Monday, 16 March 2015

Capital II, Chapter 21 - Part 12

2) Accumulation in Department II 

In considering simple reproduction, the assumption was that all surplus value was spent as revenue. But, for capitalism this assumption cannot hold. The purpose of capitalist production is not consumption, but the production of surplus value. For surplus value to be produced on an extended scale, existing surplus value must be used to expand production, not to provide revenue. Because capitalists also need to eat, be clothed, sheltered etc. a proportion of surplus value will always need to be devoted to revenue to pay for these purchases, but another portion must be used to accumulate capital itself.

The problem we have in analysing accumulation in Department II is once more a problem of imbalance.

Assume once more, we have a number of Department I capitals that accumulate surplus value in money form, through selling but not buying, as Marx described earlier. These can be denoted A, A', A''.  In Department II, we have a series of capitals denoted B,B',B'' that buy without selling, this meaning, as previously, not that they do not sell at all, but that they buy more than they sell, and vice versa in the case of A.

Consequently, if A sells components of constant capital to B, equal to A(v+s), B will have physically replaced their constant capital. We assume that A's workers will use their wages to buy consumer goods, and so B will receive back a portion of the capital they have advanced as constant capital, equal to this amount. However, if A capitalists, who have sold, now do not buy, but retain their surplus value in money form, B cannot now sell that portion of its output and so also cannot realise that portion of its advanced capital.

The converse of A's money hoard is a money deficit, and a surplus of commodity-capital, for B, that cannot be sold. There is an imbalance causing a disproportion between Department I and II.

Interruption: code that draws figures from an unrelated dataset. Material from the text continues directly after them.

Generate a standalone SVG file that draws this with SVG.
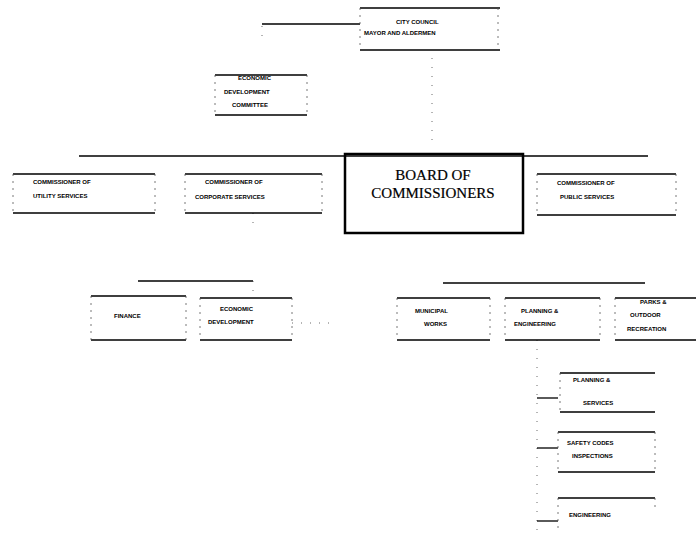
<svg xmlns="http://www.w3.org/2000/svg" width="696" height="537" viewBox="0 0 696 537">
<style>
.h{stroke:#000;stroke-width:1.6;fill:none}
.s{stroke:#555;stroke-width:0.8;stroke-dasharray:2 5;fill:none}
.c{stroke:#000;stroke-width:1.3;fill:none}
.d{stroke:#444;stroke-width:0.8;stroke-dasharray:1 8;fill:none}
.t{font-family:"Liberation Sans",Arial,sans-serif;font-size:6px;font-weight:bold;fill:#000}
.b{font-family:"Liberation Serif","Times New Roman",serif;font-size:15px;fill:#000;text-anchor:middle;stroke:#000;stroke-width:0.2}
</style>
<rect width="696" height="537" fill="#fff"/>
<g id="connectors">
<path class="c" d="M262 24H360"/>
<path class="d" d="M262 26V36"/>
<path class="d" d="M432 58V145"/>
<path class="c" d="M79 156H648"/>
<path class="d" d="M253 213V230"/>
<path class="c" d="M138 281H253"/>
<path class="d" d="M253 281V296"/>
<path class="d" d="M292 323H332"/>
<path class="c" d="M443 283H645"/>
<path class="d" d="M537 340V530"/>
<path class="c" d="M537 398H558"/>
<path class="c" d="M537 448H558"/>
<path class="c" d="M537 521H558"/>
</g>
<g id="city-council">
<path class="h" d="M360 8H500M360 50H500"/><path class="s" d="M360 8V50M498 8V50"/>
<text class="t" x="396" y="24">CITY COUNCIL</text>
<text class="t" x="364" y="35">MAYOR AND ALDERMEN</text>
</g>
<g id="econ-committee">
<path class="h" d="M215 75H307M215 115H307"/><path class="s" d="M215 75V115M307 75V115"/>
<text class="t" x="238" y="80">ECONOMIC</text>
<text class="t" x="224" y="94">DEVELOPMENT</text>
<text class="t" x="232" y="107">COMMITTEE</text>
</g>
<g id="board">
<rect x="345" y="154" width="178" height="79" fill="none" stroke="#000" stroke-width="2.5"/>
<text class="b" x="433" y="180">BOARD OF</text>
<text class="b" x="433" y="198">COMMISSIONERS</text>
</g>
<g id="comm-utility">
<path class="h" d="M13 174H155M13 213H155"/><path class="s" d="M13 174V213M155 174V213"/>
<text class="t" x="33" y="184">COMMISSIONER OF</text>
<text class="t" x="33" y="198">UTILITY SERVICES</text>
</g>
<g id="comm-corporate">
<path class="h" d="M185 174H322M185 213H322"/><path class="s" d="M185 174V213M322 174V213"/>
<text class="t" x="205" y="184">COMMISSIONER OF</text>
<text class="t" x="195" y="199">CORPORATE SERVICES</text>
</g>
<g id="comm-public">
<path class="h" d="M537 174H676M537 215H676"/><path class="s" d="M537 174V215M676 174V215"/>
<text class="t" x="557" y="185">COMMISSIONER OF</text>
<text class="t" x="560" y="199">PUBLIC SERVICES</text>
</g>
<g id="finance">
<path class="h" d="M91 296H186M91 340H186"/><path class="s" d="M91 296V340M186 296V340"/>
<text class="t" x="114" y="318">FINANCE</text>
</g>
<g id="econ-dev">
<path class="h" d="M200 298H292M200 340H292"/><path class="s" d="M200 298V340M292 298V340"/>
<text class="t" x="220" y="311">ECONOMIC</text>
<text class="t" x="208" y="324">DEVELOPMENT</text>
</g>
<g id="municipal-works">
<path class="h" d="M397 298H490M397 340H490"/><path class="s" d="M397 298V340M490 298V340"/>
<text class="t" x="415" y="313">MUNICIPAL</text>
<text class="t" x="424" y="326">WORKS</text>
</g>
<g id="planning-eng">
<path class="h" d="M505 298H600M505 340H600"/><path class="s" d="M505 298V340M600 298V340"/>
<text class="t" x="521" y="313">PLANNING &amp;</text>
<text class="t" x="514" y="326">ENGINEERING</text>
</g>
<g id="parks">
<path class="h" d="M615 298H696M615 340H696"/><path class="s" d="M615 298V340"/>
<text class="t" x="640" y="304">PARKS &amp;</text>
<text class="t" x="630" y="317">OUTDOOR</text>
<text class="t" x="627" y="331">RECREATION</text>
</g>
<g id="planning-services">
<path class="h" d="M560 373H655M560 412H655"/><path class="s" d="M560 373V412"/>
<text class="t" x="573" y="382">PLANNING &amp;</text>
<text class="t" x="583" y="405">SERVICES</text>
</g>
<g id="safety-codes">
<path class="h" d="M558 432H655M558 472H655"/><path class="s" d="M558 432V472M655 432V472"/>
<text class="t" x="567" y="445">SAFETY CODES</text>
<text class="t" x="572" y="458">INSPECTIONS</text>
</g>
<g id="engineering">
<path class="h" d="M558 498H655"/><path class="s" d="M558 498V530M655 498V510"/>
<text class="t" x="569" y="517">ENGINEERING</text>
</g>
</svg>
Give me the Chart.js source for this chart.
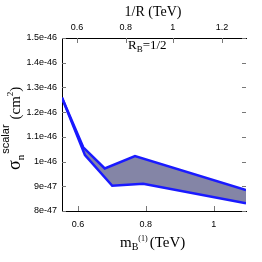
<!DOCTYPE html>
<html lang="en">
<head>
  <meta charset="UTF-8">
  <title>sigma_n scalar vs m_B1</title>
  <script src="https://cdn.jsdelivr.net/npm/chart.js"></script>
  <style>
    body { margin: 0; padding: 0; background: #ffffff; }
    #chart { display: block; }
  </style>
</head>
<body>
  <canvas id="chart" width="262" height="262"></canvas>
  <script>
    // band edges (x in TeV, y in cm^2)
    const upperX = [0.553, 0.6156, 0.679, 0.768, 1.095];
    const upperY = [1.258e-46, 1.0575e-46, 9.72e-47, 1.022e-46, 8.85e-47];
    const lowerX = [0.553, 0.6206, 0.701, 0.792, 1.095];
    const lowerY = [1.258e-46, 1.026e-46, 9.02e-47, 9.10e-47, 8.31e-47];

    const bottomTicks = [0.6, 0.8, 1.0];
    const bottomTickLabels = ['0.6', '0.8', '1'];
    // 1/R ticks sit at these m_B(1) positions on the shared axis
    const topTickPos = [0.597, 0.741, 0.879, 1.024];
    const topTickLabels = ['0.6', '0.8', '1', '1.2'];
    const yTicks = [8e-47, 9e-47, 1e-46, 1.1e-46, 1.2e-46, 1.3e-46, 1.4e-46, 1.5e-46];
    const yTickLabels = ['8e-47', '9e-47', '1e-46', '1.1e-46', '1.2e-46', '1.3e-46', '1.4e-46', '1.5e-46'];

    const tickFont = { family: 'Liberation Sans', size: 9 };
    const serif = 'Liberation Serif';

    function pts(xs, ys) {
      return xs.map((x, i) => ({ x: x, y: ys[i] }));
    }

    const innerTicks = {
      id: 'innerTicks',
      afterDraw(chart) {
        const ctx = chart.ctx;
        const a = chart.chartArea;
        const sx = chart.scales.x, st = chart.scales.x2, sy = chart.scales.y;
        ctx.save();
        ctx.strokeStyle = '#777';
        ctx.lineWidth = 1;
        ctx.beginPath();
        sx.ticks.forEach(t => {
          const px = Math.round(sx.getPixelForValue(t.value)) + 0.5;
          ctx.moveTo(px, a.bottom); ctx.lineTo(px, a.bottom - 5);
        });
        st.ticks.forEach(t => {
          const px = Math.round(st.getPixelForValue(t.value)) + 0.5;
          ctx.moveTo(px, a.top); ctx.lineTo(px, a.top + 5);
        });
        sy.ticks.forEach(t => {
          const py = Math.round(sy.getPixelForValue(t.value)) + 0.5;
          ctx.moveTo(a.left, py); ctx.lineTo(a.left + 4, py);
          ctx.moveTo(a.right - 4, py); ctx.lineTo(a.right, py);
        });
        ctx.stroke();

        // titles and label, with sub/superscripts
        ctx.fillStyle = '#000';
        ctx.textBaseline = 'alphabetic';

        // top: 1/R (TeV)
        ctx.font = '14px ' + serif;
        ctx.textAlign = 'center';
        ctx.fillText('1/R (TeV)', 153, 16);

        // R_B=1/2
        ctx.textAlign = 'left';
        let x = 128;
        ctx.font = '13px ' + serif;
        ctx.fillText('R', x, 49); x += ctx.measureText('R').width;
        ctx.font = '9px ' + serif;
        ctx.fillText('B', x, 52); x += ctx.measureText('B').width;
        ctx.font = '13px ' + serif;
        ctx.fillText('=1/2', x, 49);

        // bottom: m_B^(1) (TeV)
        x = 120;
        ctx.font = '15px ' + serif;
        ctx.fillText('m', x, 247); x += ctx.measureText('m').width;
        ctx.font = '10px ' + serif;
        ctx.fillText('B', x, 250); x += ctx.measureText('B').width;
        ctx.font = '8px ' + serif;
        ctx.fillText('(1)', x, 241); x += ctx.measureText('(1)').width + 2;
        ctx.font = '15px ' + serif;
        ctx.fillText('(TeV)', x, 247);

        // left: sigma_n^scalar (cm^2), rotated
        ctx.save();
        ctx.translate(20, 170);
        ctx.rotate(-Math.PI / 2);
        let t = 0;
        ctx.font = '18px ' + serif;
        ctx.fillText('σ', t, 0); t += ctx.measureText('σ').width;
        ctx.font = '11px ' + serif;
        ctx.fillText('n', t, 4);
        const nW = ctx.measureText('n').width;
        ctx.font = '11px Liberation Sans';
        ctx.fillText('scalar', t + nW + 1, -11);
        t += nW + 1 + ctx.measureText('scalar').width + 5;
        ctx.font = '15px ' + serif;
        ctx.fillText('(cm', t, 0); t += ctx.measureText('(cm').width;
        ctx.font = '9px ' + serif;
        ctx.fillText('2', t, -7); t += ctx.measureText('2').width;
        ctx.font = '15px ' + serif;
        ctx.fillText(')', t, 0);
        ctx.restore();

        ctx.restore();
      }
    };

    new Chart(document.getElementById('chart').getContext('2d'), {
      type: 'line',
      data: {
        datasets: [
          {
            label: 'lower',
            data: pts(lowerX, lowerY),
            borderColor: '#1a1aff',
            borderWidth: 2.5,
            pointRadius: 0,
            tension: 0,
            fill: false
          },
          {
            label: 'upper',
            data: pts(upperX, upperY),
            borderColor: '#1a1aff',
            borderWidth: 2.5,
            pointRadius: 0,
            tension: 0,
            fill: '-1',
            backgroundColor: '#8485a6'
          }
        ]
      },
      options: {
        responsive: false,
        animation: false,
        layout: { padding: { left: 0, right: 16, top: 0, bottom: 0 } },
        plugins: { legend: { display: false }, tooltip: { enabled: false } },
        scales: {
          x: {
            type: 'linear',
            position: 'bottom',
            min: 0.553,
            max: 1.095,
            afterBuildTicks: s => { s.ticks = bottomTicks.map(v => ({ value: v })); },
            afterFit: s => { s.height = 51; },
            ticks: {
              color: '#000',
              font: tickFont,
              padding: 8,
              maxRotation: 0,
              callback: (v, i) => bottomTickLabels[i]
            },
            grid: { drawOnChartArea: false, drawTicks: false },
            border: { display: true, color: '#000', width: 1 }
          },
          x2: {
            type: 'linear',
            position: 'top',
            min: 0.553,
            max: 1.095,
            afterBuildTicks: s => { s.ticks = topTickPos.map(v => ({ value: v })); },
            afterFit: s => { s.height = 38; },
            ticks: {
              color: '#000',
              font: tickFont,
              padding: 5,
              maxRotation: 0,
              callback: (v, i) => topTickLabels[i]
            },
            grid: { drawOnChartArea: false, drawTicks: false },
            border: { display: true, color: '#000', width: 1 }
          },
          y: {
            type: 'linear',
            min: 8e-47,
            max: 1.5e-46,
            afterBuildTicks: s => { s.ticks = yTicks.map(v => ({ value: v })); },
            afterFit: s => { s.width = 62; },
            ticks: {
              color: '#000',
              font: tickFont,
              padding: 5,
              callback: (v, i) => yTickLabels[i]
            },
            grid: { drawOnChartArea: false, drawTicks: false },
            border: { display: true, color: '#000', width: 1 }
          }
        }
      },
      plugins: [innerTicks]
    });
  </script>
</body>
</html>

“In other words, a portion of the commodities of B (II), and indeed prima facie a portion without the sale of which he cannot reconvert his constant capital entirely into its productive form, has become unsaleable. As far as this portion is concerned there is therefore an over-production, which, likewise as far as the same portion is concerned, clogs reproduction, even on the same scale.” (p 506)

The consequence, therefore, of this accumulation of surplus value, as a money hoard, is not only that extended reproduction does not occur, but even simple reproduction is frustrated. 

“As the formation and sale of the surplus-product of A (I) are normal phenomena of simple reproduction, we have here even on the basis of simple reproduction the following interdependent phenomena: Formation of virtual additional money-capital in class I (hence under-consumption from the view-point of II); piling up of commodity-supplies in class II which cannot be reconverted into productive capital (hence relative over-production in II); surplus of money-capital in I and reproduction deficit in II.” (p 507)

We have here, the Keynesian notion of the “paradox of thrift” .

But, if A utilises their surplus product to expand their own production, an even worse situation could arise. If we have A(v+s) = £2,000, but A utilises half of their surplus product to expand their own output (e.g. a farmer who uses a proportion of their surplus production of wheat to use as additional seed to increase planting for next year's crop) then this also means that B cannot fulfil their own requirement to physically replace all of their constant capital. Previously, A would have sold £2,000 of wheat to B, to produce bread and other such products. B would then have sold £2,000 of these products to A - £1,000 to A's workers, £1,000 to A's capitalists. But, now A sells £1500 of wheat to B, and uses £500 of wheat to expand their own production. A's workers spend their £1,000 of wages buying cakes and bread, and A capitalists spend their £500.